As I was driving home, it occurred to me we don’t have to be gone for a week to feel like we’ve been gone for a week. Although I still very much want to take my kids for a relaxing week at a big beach house one day, I’m no longer feeling guilty that I can’t take them for a week to Florida amusement park heaven. Our brief time away from the break-neck pace of summer day camps and evening dance classes put the whole vacation thing in perspective for me. My parents may have given me trips to Pennsylvania, but it was out of necessity (visiting grandparents); my kids get to have a relationship with their grandparents every day. My parents may have rented beach condos, but not until we were teenagers; before that, our experience with the beach was limited to long weekends and modest hotels planned around times when my dad had to go to Virginia Beach for work. Our pilgrimages to Florida and California were not just trips to expensive theme parks, but marathon visits with the many uncles, aunts, and cousins who lived along the route there; I now have Facebook to stay in daily contact with distant relatives. My ex may be able to take the kids on Disney cruises, but I get to wake up to their faces almost every morning.
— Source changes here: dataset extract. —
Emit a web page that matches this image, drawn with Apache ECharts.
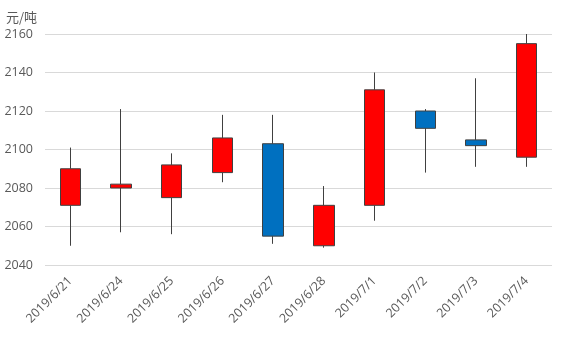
<!DOCTYPE html>
<html>
<head>
<meta charset="utf-8">
<script src="https://cdn.jsdelivr.net/npm/echarts@6/dist/echarts.min.js"></script>
<style>
  html, body { margin: 0; padding: 0; background: #fff; }
  #chart { width: 568px; height: 340px; }
</style>
</head>
<body>
<div id="chart"></div>
<script>
// Daily prices, yuan per tonne
const dates = ['2019/6/21', '2019/6/24', '2019/6/25', '2019/6/26', '2019/6/27',
               '2019/6/28', '2019/7/1', '2019/7/2', '2019/7/3', '2019/7/4'];
const openPrices  = [2071, 2080, 2075, 2088, 2103, 2050, 2071, 2120, 2105, 2096];
const closePrices = [2090, 2082, 2092, 2106, 2055, 2071, 2131, 2111, 2102, 2155];
const lowPrices   = [2050, 2057, 2056, 2083, 2051, 2049, 2063, 2088, 2091, 2091];
const highPrices  = [2101, 2121, 2098, 2118, 2118, 2081, 2140, 2121, 2137, 2160];
const yTicks = { min: 2040, max: 2160, step: 20 };
const unitLabel = '元/吨';

// ECharts candlestick rows are [open, close, low, high]
const ohlc = dates.map((_, i) => [openPrices[i], closePrices[i], lowPrices[i], highPrices[i]]);

const font = '"Open Sans", "Noto Sans CJK SC", sans-serif';
const chart = echarts.init(document.getElementById('chart'), null, { renderer: 'canvas' });
chart.setOption({
  animation: false,
  backgroundColor: '#ffffff',
  grid: { left: 45, right: 16, top: 34, bottom: 75 },
  xAxis: {
    type: 'category',
    data: dates,
    boundaryGap: true,
    axisLine: { show: false },
    axisTick: { show: false },
    axisLabel: {
      rotate: 45,
      interval: 0,
      margin: 14,
      color: '#595959',
      fontSize: 12.5,
      fontFamily: font
    },
    splitLine: { show: false }
  },
  yAxis: {
    type: 'value',
    min: yTicks.min,
    max: yTicks.max,
    interval: yTicks.step,
    name: unitLabel,
    nameLocation: 'end',
    nameGap: 10,
    nameTextStyle: {
      color: '#595959',
      fontSize: 13,
      fontFamily: '"Noto Sans CJK SC", "Open Sans", sans-serif',
      align: 'right',
      padding: [0, 8, 0, 0]
    },
    axisLine: { show: false },
    axisTick: { show: false },
    axisLabel: {
      color: '#595959',
      fontSize: 12.5,
      fontFamily: font,
      margin: 12,
      formatter: (v) => String(v)
    },
    splitLine: { lineStyle: { color: '#d9d9d9', width: 1 } }
  },
  series: [{
    type: 'candlestick',
    data: ohlc,
    barWidth: 21,
    itemStyle: {
      color: '#ff0000',
      color0: '#0070c0',
      borderColor: '#404040',
      borderColor0: '#404040',
      borderWidth: 1
    }
  }]
});
</script>
</body>
</html>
Rather than focus on the glass half empty, as I’m inclined to do when I compare myself to others, I now see the glass as more than half full, and I realize how lucky I am. In preparing to write this reflection, I thought of a famous quote from Mother Teresa: “Not all of us can do great things. But we can do small things with great love.”
As a mother, especially a single mother, I need to remember it’s the small things I do with great love that will make a difference for our family. They usually don’t ask for big things anyway. It’s my big ego that insists on setting unattainable goals.